Thursday, March 20, 2014

When Titans 'Collide' - When Great Soloists Perform Chamber Music Together...

When Fritz Kreisler, the legendary violinist, at the height of his powers, plays a Beethoven sonata with Sergei Rachmaninoff,  in 1928 - what can one expect?  One great mind at odds, philosophically and interpretively, with the other? What happens when a renowned  genius, endowed with supernatural powers as a soloist, merges with an equally great peer -  do we expect a gargantuan clash of wills?
The answer, generally, is "no," IF the great soloists have  a sublime superpower outside of their performance abilities; and that is, to LISTEN to the total endeavor of the composer and come to an understanding with one another to give the world an experience; unexpected, perhaps - but most assuredly sublime.
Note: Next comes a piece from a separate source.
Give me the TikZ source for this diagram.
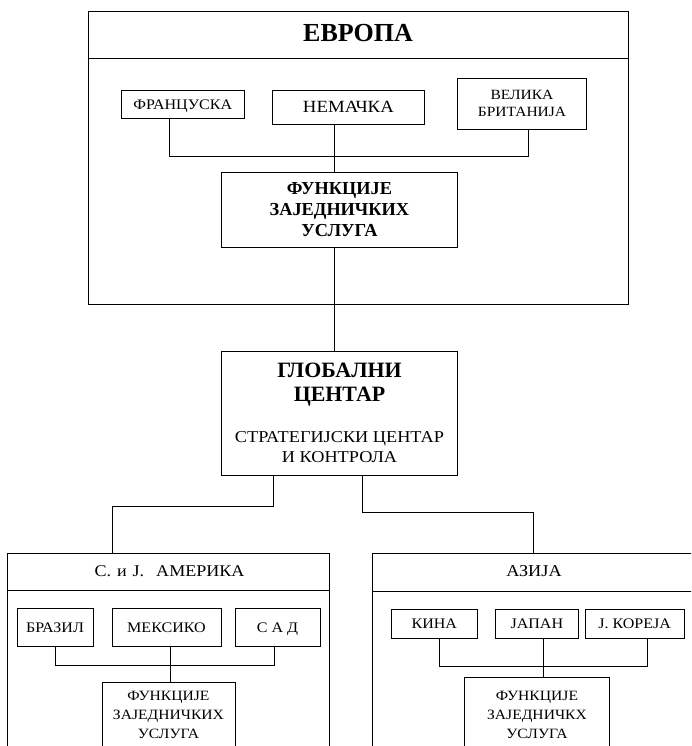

There is a recording of these two giants, of the Beethoven(Op. 30, as I remember).
In 1976 a celebratory  concert was given  at Carnegie Hall in recognition of Carnegie's 85th anniversary - can you imagine Vladimir  Horowitz, the 20th century's answer to Franz Liszt, accompanying the greatest baritone of the age, Dietrich Fischer-Diskau, in Schumann's  "Dichterliebe?"
Or, Mstislav Rostropovich, one of the two or three top 'cellists of that period, being accompanied by Vladimir Horowitz in the andante from the Rachmaninoff sonata (Opus 19)?
Why not listen, and thrill to the magic of two life-long friends, born just months apart; both escaping just months apart from the madness of civil war in Mother Russia, in the third sonata of Brahms for violin and piano? For these towering artists, Nathan Milstein and Vladimir Horowitz, to become ONE...
The performances listed above, all of which are on CD, are some of a relatively small number of  defining historical perspectives of  the merging of Brobdingnagian artists who teach us about the community that can be formed by a tiny portion of  great minds who can communicate with one another in addition to the audiences who know of them, primarily, as individual performers of  the highest order.